Israel has already told all civilians to evacuate the northern half of the Gaza Strip, which includes Gaza City. Many people have yet to leave saying they fear losing everything and have nowhere safe to go with southern areas also under attack.

“They felt they would be safe here. They came from under the bombardment and the destruction, and they said they would be safe here but destruction chased them,” a man cried out.

Gaza’s Hamas-run government media office said 18 Christian Palestinians had been killed. There was no immediate word from the church on the final death toll. It said targeting churches that were used as shelters for people fleeing bombing was “a war crime that cannot be ignored.”

The Israeli military said part of the church was damaged in a strike on a militant command centre and it was reviewing the incident.

In Zahra, a northern Gaza town, residents said their entire district of some 25 multi-storey apartment buildings was razed to the ground.

They received Israeli warning messages on their mobile phones at breakfast time, followed ten minutes later by a small drone strike that hammered the message home.

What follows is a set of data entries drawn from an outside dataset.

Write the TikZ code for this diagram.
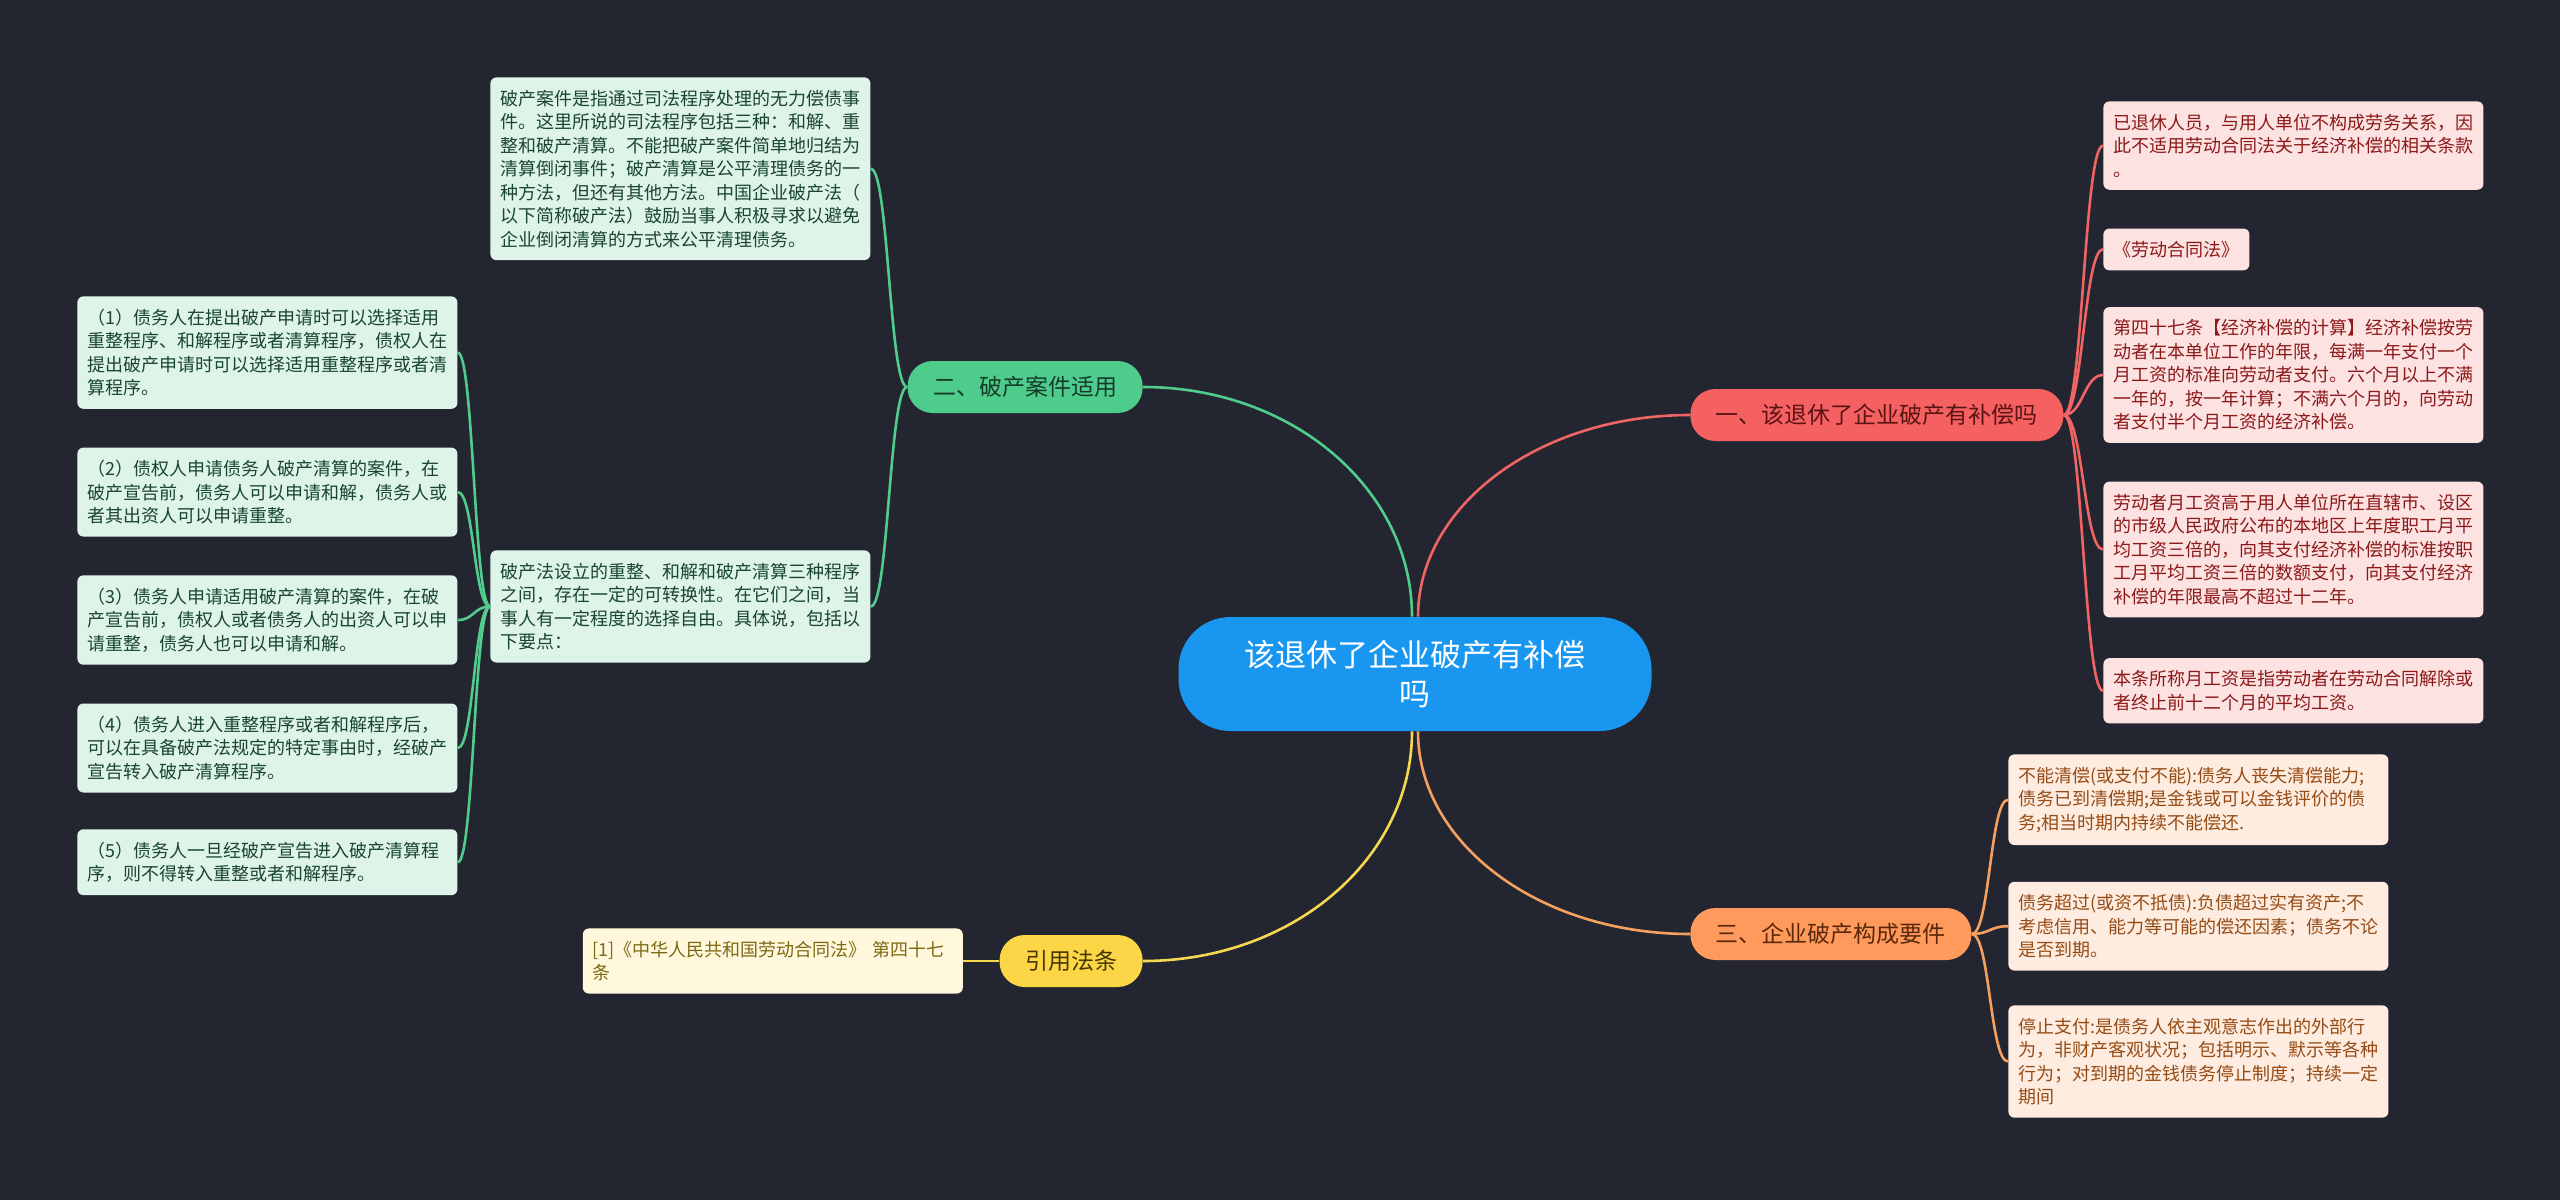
\documentclass[tikz,border=0pt]{standalone}
\usepackage{fontspec}
\setmainfont{Noto Sans CJK SC}
\usepackage{xcolor}
\usetikzlibrary{positioning}

\definecolor{bgdark}{RGB}{35,38,49}
\definecolor{rootblue}{RGB}{25,150,240}
\definecolor{redfill}{RGB}{245,96,96}
\definecolor{redtext}{RGB}{90,20,20}
\definecolor{redleaf}{RGB}{253,226,226}
\definecolor{redleaftext}{RGB}{140,25,25}
\definecolor{redwire}{RGB}{240,100,100}
\definecolor{greenfill}{RGB}{78,204,140}
\definecolor{greentext}{RGB}{20,60,40}
\definecolor{greenleaf}{RGB}{222,244,233}
\definecolor{greenleaftext}{RGB}{25,70,45}
\definecolor{greenwire}{RGB}{80,205,140}
\definecolor{orangefill}{RGB}{255,154,92}
\definecolor{orangetext}{RGB}{90,40,10}
\definecolor{orangeleaf}{RGB}{254,236,224}
\definecolor{orangeleaftext}{RGB}{150,75,20}
\definecolor{orangewire}{RGB}{245,160,95}
\definecolor{yellowfill}{RGB}{253,214,72}
\definecolor{yellowtext}{RGB}{70,55,0}
\definecolor{yellowleaf}{RGB}{255,248,220}
\definecolor{yellowleaftext}{RGB}{125,105,20}
\definecolor{yellowwire}{RGB}{245,215,80}

\begin{document}
\begin{tikzpicture}[
    x=0.5pt, y=-0.5pt,
    node distance=19pt,
    root/.style={fill=rootblue, text=white, rounded corners=26pt, align=center, minimum width=236.5pt, minimum height=57pt, font=\fontsize{15.5}{19.5}\selectfont},
    branch/.style={rounded corners=12.5pt, minimum height=26pt, inner xsep=12.75pt, inner ysep=0pt, font=\fontsize{11.5}{14}\selectfont},
    leaf/.style={rounded corners=3pt, text width=180pt, inner xsep=5pt, inner ysep=6.25pt, align=left, font=\fontsize{9}{11.75}\selectfont},
    wire/.style={line width=1.3pt}
]
\fill[bgdark] (0,0) rectangle (2560,1200);
\useasboundingbox (0,0) rectangle (2560,1200);

\node[root] (root) at (1415,674) {该退休了企业破产有补偿\\吗};

\node[branch, fill=redfill, text=redtext, anchor=west] (law) at (1690,415) {一、该退休了企业破产有补偿吗};
\node[branch, fill=greenfill, text=greentext, anchor=east] (scope) at (1143,387) {二、破产案件适用};
\node[branch, fill=orangefill, text=orangetext, anchor=west] (terms) at (1690,934) {三、企业破产构成要件};
\node[branch, fill=yellowfill, text=yellowtext, anchor=east] (cite) at (1143,961) {引用法条};

% 一
\node[leaf, fill=redleaf, text=redleaftext, anchor=north west] (law1) at (2103,101) {已退休人员，与用人单位不构成劳务关系，因\\此不适用劳动合同法关于经济补偿的相关条款\\。};
\node[leaf, fill=redleaf, text=redleaftext, text width={}, below=19pt of law1.south west, anchor=north west] (law2) {《劳动合同法》};
\node[leaf, fill=redleaf, text=redleaftext, below=18pt of law2.south west, anchor=north west] (law3) {第四十七条【经济补偿的计算】经济补偿按劳\\动者在本单位工作的年限，每满一年支付一个\\月工资的标准向劳动者支付。六个月以上不满\\一年的，按一年计算；不满六个月的，向劳动\\者支付半个月工资的经济补偿。};
\node[leaf, fill=redleaf, text=redleaftext, below=of law3.south west, anchor=north west] (law4) {劳动者月工资高于用人单位所在直辖市、设区\\的市级人民政府公布的本地区上年度职工月平\\均工资三倍的，向其支付经济补偿的标准按职\\工月平均工资三倍的数额支付，向其支付经济\\补偿的年限最高不超过十二年。};
\node[leaf, fill=redleaf, text=redleaftext, below=20pt of law4.south west, anchor=north west] (law5) {本条所称月工资是指劳动者在劳动合同解除或\\者终止前十二个月的平均工资。};

% 二
\node[leaf, fill=greenleaf, text=greenleaftext, anchor=north west] (note1) at (490,77) {破产案件是指通过司法程序处理的无力偿债事\\件。这里所说的司法程序包括三种：和解、重\\整和破产清算。不能把破产案件简单地归结为\\清算倒闭事件；破产清算是公平清理债务的一\\种方法，但还有其他方法。中国企业破产法（\\以下简称破产法）鼓励当事人积极寻求以避免\\企业倒闭清算的方式来公平清理债务。};
\node[leaf, fill=greenleaf, text=greenleaftext, anchor=north west] (note2) at (490,550) {破产法设立的重整、和解和破产清算三种程序\\之间，存在一定的可转换性。在它们之间，当\\事人有一定程度的选择自由。具体说，包括以\\下要点：};
\node[leaf, fill=greenleaf, text=greenleaftext, anchor=north west] (pt1) at (77,296) {（1）债务人在提出破产申请时可以选择适用\\重整程序、和解程序或者清算程序，债权人在\\提出破产申请时可以选择适用重整程序或者清\\算程序。};
\node[leaf, fill=greenleaf, text=greenleaftext, below=of pt1] (pt2) {（2）债权人申请债务人破产清算的案件，在\\破产宣告前，债务人可以申请和解，债务人或\\者其出资人可以申请重整。};
\node[leaf, fill=greenleaf, text=greenleaftext, below=of pt2] (pt3) {（3）债务人申请适用破产清算的案件，在破\\产宣告前，债权人或者债务人的出资人可以申\\请重整，债务人也可以申请和解。};
\node[leaf, fill=greenleaf, text=greenleaftext, below=of pt3] (pt4) {（4）债务人进入重整程序或者和解程序后，\\可以在具备破产法规定的特定事由时，经破产\\宣告转入破产清算程序。};
\node[leaf, fill=greenleaf, text=greenleaftext, below=18pt of pt4] (pt5) {（5）债务人一旦经破产宣告进入破产清算程\\序，则不得转入重整或者和解程序。};

% 三
\node[leaf, fill=orangeleaf, text=orangeleaftext, anchor=north west] (cond1) at (2008,754) {不能清偿(或支付不能):债务人丧失清偿能力;\\债务已到清偿期;是金钱或可以金钱评价的债\\务;相当时期内持续不能偿还.};
\node[leaf, fill=orangeleaf, text=orangeleaftext, below=18pt of cond1] (cond2) {债务超过(或资不抵债):负债超过实有资产;不\\考虑信用、能力等可能的偿还因素；债务不论\\是否到期。};
\node[leaf, fill=orangeleaf, text=orangeleaftext, below=17pt of cond2] (cond3) {停止支付:是债务人依主观意志作出的外部行\\为，非财产客观状况；包括明示、默示等各种\\行为；对到期的金钱债务停止制度；持续一定\\期间};

% 引用
\node[leaf, fill=yellowleaf, text=yellowleaftext, left=18pt of cite] (ref1) {[1]《中华人民共和国劳动合同法》 第四十七\\条};

% root to branches
\draw[wire, greenwire] ([xshift=-1.5pt]root.north) .. controls +(0,-127) and +(150,0) .. (scope.east);
\draw[wire, redwire] ([xshift=1.5pt]root.north) .. controls +(0,-111) and +(-151,0) .. (law.west);
\draw[wire, yellowwire] ([xshift=-1.5pt]root.south) .. controls +(0,127) and +(150,0) .. (cite.east);
\draw[wire, orangewire] ([xshift=1.5pt]root.south) .. controls +(0,112) and +(-151,0) .. (terms.west);

% branches to leaves
\draw[wire, redwire] (law.east) .. controls +(19,0) and +(-19,0) .. (law1.west);
\draw[wire, redwire] (law.east) .. controls +(19,0) and +(-19,0) .. (law2.west);
\draw[wire, redwire] (law.east) .. controls +(19,0) and +(-19,0) .. (law3.west);
\draw[wire, redwire] (law.east) .. controls +(19,0) and +(-19,0) .. (law4.west);
\draw[wire, redwire] (law.east) .. controls +(19,0) and +(-19,0) .. (law5.west);

\draw[wire, greenwire] (scope.west) .. controls +(-18,0) and +(18,0) .. (note1.east);
\draw[wire, greenwire] (scope.west) .. controls +(-18,0) and +(18,0) .. (note2.east);
\draw[wire, greenwire] (note2.west) .. controls +(-16,0) and +(16,0) .. (pt1.east);
\draw[wire, greenwire] (note2.west) .. controls +(-16,0) and +(16,0) .. (pt2.east);
\draw[wire, greenwire] (note2.west) .. controls +(-16,0) and +(16,0) .. (pt3.east);
\draw[wire, greenwire] (note2.west) .. controls +(-16,0) and +(16,0) .. (pt4.east);
\draw[wire, greenwire] (note2.west) .. controls +(-16,0) and +(16,0) .. (pt5.east);

\draw[wire, orangewire] (terms.east) .. controls +(18,0) and +(-18,0) .. (cond1.west);
\draw[wire, orangewire] (terms.east) .. controls +(18,0) and +(-18,0) .. (cond2.west);
\draw[wire, orangewire] (terms.east) .. controls +(18,0) and +(-18,0) .. (cond3.west);

\draw[wire, yellowwire] (cite.west) -- (ref1.east);
\end{tikzpicture}
\end{document}
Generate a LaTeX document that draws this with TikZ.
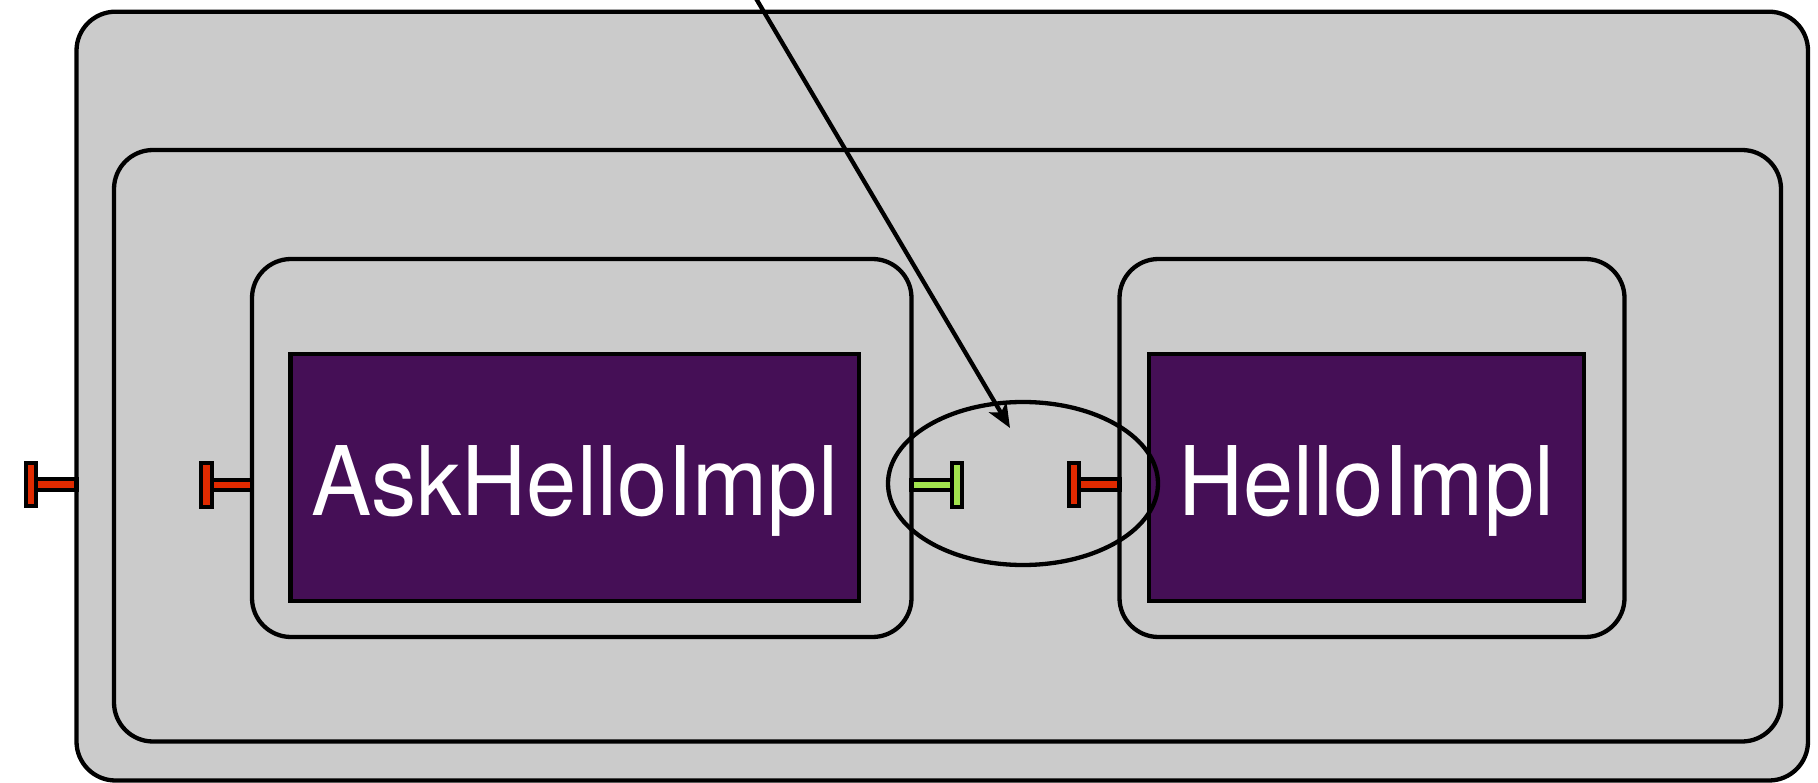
\documentclass[tikz,border=0pt]{standalone}
\usepackage{fontspec}
\newfontfamily\labelfont{TeX Gyre Heros}[FakeStretch=0.94]
\usetikzlibrary{arrows.meta,shapes.geometric}

\definecolor{boxgrey}{HTML}{CBCBCB}
\definecolor{compviolet}{HTML}{450F56}
\definecolor{portred}{HTML}{E02A00}
\definecolor{portgreen}{HTML}{A2E44E}

\tikzset{
  container/.style={draw=black, fill=boxgrey, line width=4.3pt, rounded corners=39pt,
    inner sep=0pt, outer sep=0pt},
  component/.style={draw=black, fill=compviolet, line width=4.3pt, inner sep=0pt, outer sep=0pt},
  complabel/.style={text=white, font=\labelfont\fontsize{96}{110}\selectfont,
    inner sep=0pt, anchor=base},
  binding/.style={ellipse, draw=black, line width=4.3pt, inner sep=0pt, outer sep=0pt},
  wire/.style={draw=black, line width=4.3pt, -{Stealth[length=24pt,width=20pt,inset=6pt]}},
  pics/porttee/.style={code={
    \draw[line width=4.3pt, fill=#1] (-40.25,-5.2) rectangle (0,5.2);
    \draw[line width=4.3pt, fill=#1] (-50.8,-21.8) rectangle (-40.2,21.8);
  }},
}

\begin{document}
\begin{tikzpicture}[x=1pt, y=-1pt]
  \useasboundingbox (0,0) rectangle (1818,783);

  % nested composites
  \node[container, minimum width=1731.5pt, minimum height=768.8pt] (outer) at (942.25,396.1) {};
  \node[container, minimum width=1667pt, minimum height=591.5pt] (inner) at (947.5,445.75) {};
  \node[container, minimum width=659.5pt, minimum height=378pt] (askbox) at (581.75,448) {};
  \node[container, minimum width=505pt, minimum height=378pt] (hellobox) at (1372,448) {};

  % primitive components
  \node[component, minimum width=568.5pt, minimum height=247pt] (askimpl) at (574.75,477.5) {};
  \node[component, minimum width=435pt, minimum height=247pt] (helloimpl) at (1366.5,477.5) {};
  \node[complabel] (asklabel) at (574.75,515) {AskHelloImpl};
  \node[complabel] (hellolabel) at (1366.5,515) {HelloImpl};

  % binding between the two interfaces
  \node[binding, minimum width=270pt, minimum height=163pt] (bind) at (1023,483.5) {};

  % interfaces
  \pic at (76.5,484.5) {porttee=portred};
  \pic at (252,485) {porttee=portred};
  \pic[xscale=-1] at (911.5,485) {porttee=portgreen};
  \pic at (1119.5,484.5) {porttee=portred};

  % incoming wire
  \coordinate (wirestart) at (751,-10);
  \coordinate (bindtip) at (1010,428);
  \draw[wire] (wirestart) -- (bindtip);
\end{tikzpicture}
\end{document}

Half an hour after the initial warning, F-16 warplanes brought the buildings down in huge explosions and clouds of dust.

“Everything I ever dreamt of and thought that I have achieved was gone. In that apartment was my dream, my memories with my children, and my wife, was the smell of safety and love,” Ali, a resident of the district, told Reuters by phone, declining to give his full name for fear of reprisals.

The United Nations humanitarian affairs office said more than 140,000 homes – nearly a third of all homes in Gaza – have been damaged, with nearly 13,000 completely destroyed.

The south of the enclave has also been regularly hit. Gaza authorities said there were several dead and wounded in fresh strikes on Khan Younis, the enclave’s main southern city.